Klein Family Field
- Interactive map of Klein Family Field
- Location: 3601 Pacific Ave. Stockton, California, USA
- Coordinates: 37°58′33″N 121°18′58″W﻿ / ﻿37.975786°N 121.315973°W
- Owner: University of the Pacific
- Operator: University of the Pacific
- Capacity: 2,500
- Surface: Natural grass
- Scoreboard: Electronic
- Field size: 317 feet (Left field) 375 feet (LCF) 405 feet (Center field) 365 feet (RCF) 325 feet (Right field)

Construction
- Opened: April 18, 2006

Tenant
- Pacific Tigers baseball (2006–present)

= Klein Family Field =

Baseball stadium in Stockton, California

Klein Family Field is a baseball stadium in Stockton, California. It is the home field of the University of the Pacific Tigers college baseball team.

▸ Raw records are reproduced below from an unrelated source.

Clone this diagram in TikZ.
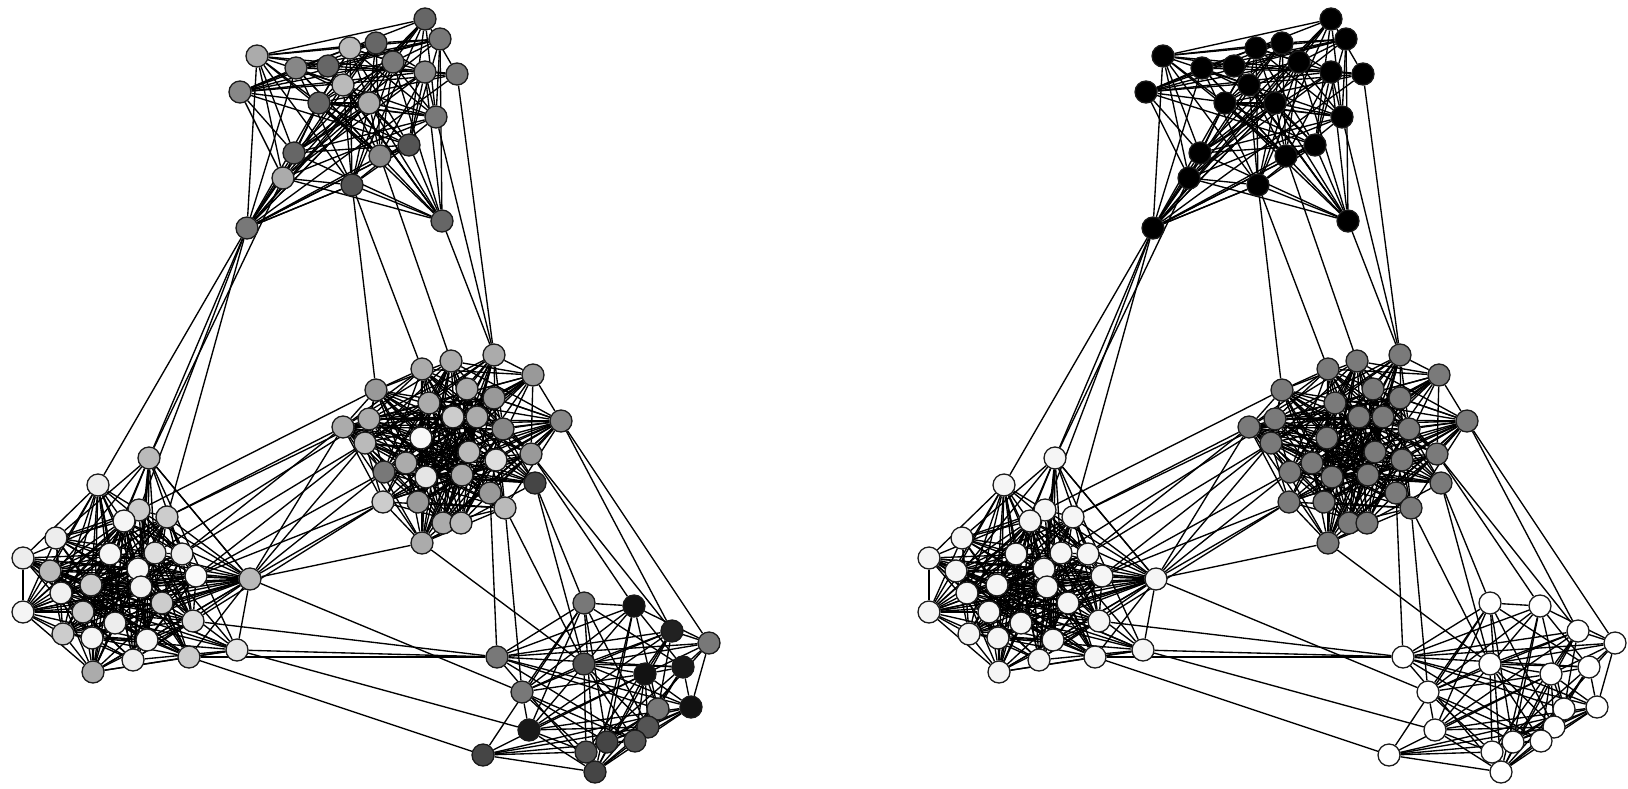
\documentclass[tikz,border=0pt]{standalone}
\usetikzlibrary{backgrounds}
\tikzset{
  vtx/.style={circle, draw=black!90, line width=1.3pt, minimum size=22pt, inner sep=0pt},
  edge/.style={draw=black, line width=1.35pt},
}
\newcommand\clusteredges[3]{%
  \pgfmathtruncatemacro\cemax{#2-1}%
  \foreach \i in {1,...,\cemax} {%
    \pgfmathtruncatemacro\jstart{\i+1}%
    \foreach \j in {\jstart,...,#2} {%
      \pgfmathsetmacro\rv{rnd}%
      \ifdim\rv pt<#3pt
        \draw[edge] (L#1\i) -- (L#1\j);
        \draw[edge] (R#1\i) -- (R#1\j);
      \fi
    }%
  }%
}
\begin{document}
\begin{tikzpicture}[x=1pt,y=-1pt]
\useasboundingbox (0,0) rectangle (1628,788);
% cluster A
\foreach \n/\x/\y/\g in {1/425/19/60,2/440/39/53,3/457/74/53,4/425/72/47,5/393/62/53,6/376/43/60,7/350/48/27,8/328/66/60,9/296/68/47,10/257/56/33,11/240/92/47,12/343/85/27,13/369/103/33,14/319/103/60,15/436/117/53,16/409/145/67,17/380/156/47,18/294/153/60,19/283/178/33,20/352/185/67,21/442/221/60,22/247/228/53} {
  \node[vtx, fill=black!\g] (LA\n) at (\x,\y) {};
  \node[vtx, fill=black] (RA\n) at (\x+906,\y) {};
}
% cluster B
\foreach \n/\x/\y/\g in {1/494/355/33,2/533/375/40,3/451/361/33,4/422/369/33,5/376/390/40,6/467/389/33,7/494/398/40,8/429/403/33,9/561/421/47,10/369/419/33,11/343/427/33,12/453/417/20,13/477/417/33,14/503/429/47,15/365/443/27,16/421/438/3,17/469/452/27,18/496/460/13,19/531/454/40,20/406/463/33,21/384/472/53,22/426/477/10,23/462/475/33,24/535/483/73,25/383/502/20,26/418/502/40,27/490/493/40,28/505/508/27,29/443/523/33,30/461/523/27,31/422/543/33} {
  \node[vtx, fill=black!\g] (LB\n) at (\x,\y) {};
  \node[vtx, fill=black!52] (RB\n) at (\x+906,\y) {};
}
% cluster C
\foreach \n/\x/\y/\g in {1/149/458/27,2/98/485/7,3/139/510/20,4/167/517/20,5/124/521/4,6/56/538/7,7/23/558/7,8/110/554/4,9/155/553/13,10/182/554/7,11/138/569/3,12/50/571/27,13/196/576/2,14/250/579/27,15/91/585/20,16/141/587/6,17/61/593/6,18/162/603/20,19/23/612/4,20/83/612/20,21/115/623/7,22/193/621/13,23/63/634/20,24/92/638/4,25/147/640/4,26/133/660/7,27/189/657/20,28/237/650/10,29/93/672/33} {
  \node[vtx, fill=black!\g] (LC\n) at (\x,\y) {};
  \node[vtx, fill=black!4] (RC\n) at (\x+906,\y) {};
}
% cluster D
\foreach \n/\x/\y/\g in {1/584/603/53,2/634/606/93,3/672/631/87,4/709/643/53,5/497/657/53,6/584/664/67,7/645/674/93,8/683/667/90,9/522/692/53,10/691/707/93,11/658/709/53,12/529/730/90,13/648/727/67,14/635/741/67,15/607/742/73,16/586/752/67,17/483/755/73,18/595/772/73} {
  \node[vtx, fill=black!\g] (LD\n) at (\x,\y) {};
  \node[vtx, fill=white] (RD\n) at (\x+906,\y) {};
}
\begin{pgfonlayer}{background}
\fill[white] (0,0) rectangle (1628,788);
\pgfmathsetseed{4711}
\clusteredges{A}{22}{0.5}
\clusteredges{B}{31}{0.58}
\clusteredges{C}{29}{0.58}
\clusteredges{D}{18}{0.55}
\foreach \a/\b in {A22/C1,A22/C2,A22/C3,A22/C4,A19/C1,
  A20/B5,A20/B4,A17/B3,A15/B1,A21/B1,A3/B1,
  A21/A18,A21/A19,A21/A14,A21/A12,A21/A8,A21/A20,A21/A9,
  A22/A13,A22/A12,A22/A7,A22/A20,A22/A17,A22/A16,A22/A6,
  C3/B5,C4/B11,C10/B11,C10/B15,C13/B15,C9/B10,C13/B21,C4/B10,
  C14/B11,C14/B15,C14/B21,C14/B25,C14/B31,C22/B25,C13/B25,C1/C14,
  C22/D5,C28/D5,C27/D5,C14/D9,C28/D12,C27/D17,
  B27/D5,B28/D9,B28/D6,B31/D6,B24/D1,B24/D6,B19/D2,B19/D3,B9/D4,B9/D3} {
  \draw[edge] (L\a) -- (L\b);
  \draw[edge] (R\a) -- (R\b);
}
\end{pgfonlayer}
\end{tikzpicture}
\end{document}
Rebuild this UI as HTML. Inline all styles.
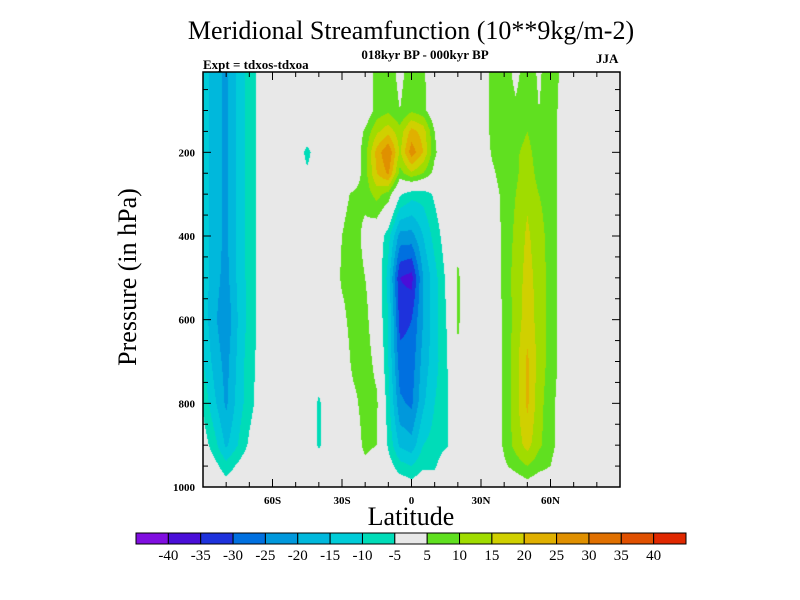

The stadium holds 2,500 people and opened in 2006. Prior to the completion of Klein Family Field, the Tigers played home games at Billy Hebert Field in Oak Park, Stockton, California.

==Location history==
Before the current baseball facility was built, the field's location was home to a football practice facility. Called Zuckerman Field, it was the practice field for the National Football League's San Francisco 49ers, who held training camp at the University of the Pacific from 1998 to 2002.